Há 16 anos, com o José Luís Carrilho de Almeida, iniciámos um projeto editorial ambicioso. Queríamos «dar vida ao interior» e contribuir para uma metamorfose na região.

Então, estranhamente, o distrito da Guarda e a Cova da Beira estavam completamente de costas – nada se sabia de um lado sobre o outro; a Guarda e a Covilhã tinham inclusive uma estranha rivalidade e um completo desconhecimento uma da outra. Não havia A23 e as curvas e contracurvas aumentavam a dimensão da distância. Mas, contrariando as circunstâncias da mudança de milénio, o projeto editorial que liderámos, pretendeu a aproximação e promoção de uma região com interesses comuns. Se no ano anterior a regionalização tinha sido referendada negativamente e a Beira Interior tinha sido humilhada pelos dois lados – um por oposição ao outro – nós apostámos e contribuímos para a metamorfose. E contribuímos decisivamente para a mutação social e inter-regional que se registou ao longo de 16 anos, e que a emergência da CIM Beiras e Serra da Estrela confirma.
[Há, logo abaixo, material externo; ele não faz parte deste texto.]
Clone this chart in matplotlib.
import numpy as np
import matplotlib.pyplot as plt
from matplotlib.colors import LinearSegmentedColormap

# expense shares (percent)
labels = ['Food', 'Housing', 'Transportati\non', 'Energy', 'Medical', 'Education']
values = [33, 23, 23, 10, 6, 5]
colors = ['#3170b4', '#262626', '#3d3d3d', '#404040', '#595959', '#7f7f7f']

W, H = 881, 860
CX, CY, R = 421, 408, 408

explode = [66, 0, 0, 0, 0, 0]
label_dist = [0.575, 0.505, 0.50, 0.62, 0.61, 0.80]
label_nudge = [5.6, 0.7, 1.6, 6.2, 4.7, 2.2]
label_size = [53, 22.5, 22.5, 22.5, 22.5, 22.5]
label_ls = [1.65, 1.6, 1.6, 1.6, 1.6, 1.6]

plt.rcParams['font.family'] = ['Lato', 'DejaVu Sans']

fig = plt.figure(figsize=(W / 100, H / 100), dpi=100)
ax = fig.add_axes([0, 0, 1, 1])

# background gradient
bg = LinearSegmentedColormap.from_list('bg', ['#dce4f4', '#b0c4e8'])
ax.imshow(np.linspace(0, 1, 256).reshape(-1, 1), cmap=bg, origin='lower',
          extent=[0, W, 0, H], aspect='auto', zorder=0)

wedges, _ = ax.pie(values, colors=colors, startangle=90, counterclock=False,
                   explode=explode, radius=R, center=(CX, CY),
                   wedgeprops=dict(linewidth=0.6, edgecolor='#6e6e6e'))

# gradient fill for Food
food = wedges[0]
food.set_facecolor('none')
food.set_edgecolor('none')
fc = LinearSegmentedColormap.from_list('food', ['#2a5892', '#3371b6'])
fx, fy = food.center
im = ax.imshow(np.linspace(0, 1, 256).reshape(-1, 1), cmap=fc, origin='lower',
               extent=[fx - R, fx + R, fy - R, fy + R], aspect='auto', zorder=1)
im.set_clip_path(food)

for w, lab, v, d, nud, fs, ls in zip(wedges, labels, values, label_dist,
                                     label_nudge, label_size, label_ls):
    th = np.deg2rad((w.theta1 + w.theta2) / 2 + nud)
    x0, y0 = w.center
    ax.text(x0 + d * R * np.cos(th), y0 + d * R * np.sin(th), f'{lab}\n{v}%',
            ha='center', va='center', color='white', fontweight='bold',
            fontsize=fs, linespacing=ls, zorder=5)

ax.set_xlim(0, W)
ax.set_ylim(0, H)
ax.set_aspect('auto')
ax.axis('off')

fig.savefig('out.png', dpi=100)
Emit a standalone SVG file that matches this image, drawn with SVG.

Repassar o tempo, o nosso tempo, é recordar o quanto a região se transformou em pouco mais de uma dúzia de anos; e é também visitar os arquivos e reler o que se disse ao longo dos anos, o que diziam os protagonistas da história regional, o que respondiam os políticos às milhentas questões colocadas. Ou perceber como alguns mudaram de opinião e outros nem tanto. E que a maior das mudanças foi a tragédia demográfica que se abateu sobre a região, sobre todo o interior, ao longo dos anos de que somos testemunha – os milhares de pessoas que partiram destas terras que agora se transformam em territórios inóspitos, de «baixa densidade», abandonados e moribundos. Porque o que é verdadeiramente transversal aos 16 anos deste jornal é o registo do fim de empresas, da fuga das pessoas, do desalento de todos, da falta de compromisso para o futuro.

Em 16 anos, O INTERIOR é o único jornal do distrito da Guarda agraciado com o Prémio Gazeta de Imprensa Regional; fomos escolhidos por Pinto Balsemão para integrarmos a Rede Expresso, com o maior semanário português, de que continuamos a ser parceiros; organizámos as “Festas do Livro da Guarda”, entre 2002 e 2008, naquela que era a maior feira de livros do interior e uma singela e entusiasmante festa de cultura, do livro e da leitura. Organizámos debates públicos e fóruns sobre a regionalização, sobre as autárquicas, sobre empresas, sobre saúde… sobre o presente e o futuro. Enfim, atrevemo-nos a intervir na comunidade, informando, mas também sendo parte ativa no processo de mudança. Como diria Sophia de Mello Breyner Andersen, “Vemos, Ouvimos e Lemos / Não podemos ignorar” e por isso mantivemos um rumo sem tergiversar: informar, interrogar, denunciar, opinar livremente, promover o desenvolvimento, mesmo quando tantos ficam contra nós.

Num tempo de crise, de enormes dificuldades, numa região onde o mercado implodiu e o futuro que vislumbramos é demasiadamente imediato e sombrio, continuamos apostados, como há 16 anos, em afirmar o nosso projeto editorial, com dedicação e muito esforço, mas acreditando que vale a pena e que os nossos leitores merecem essa entrega e determinação.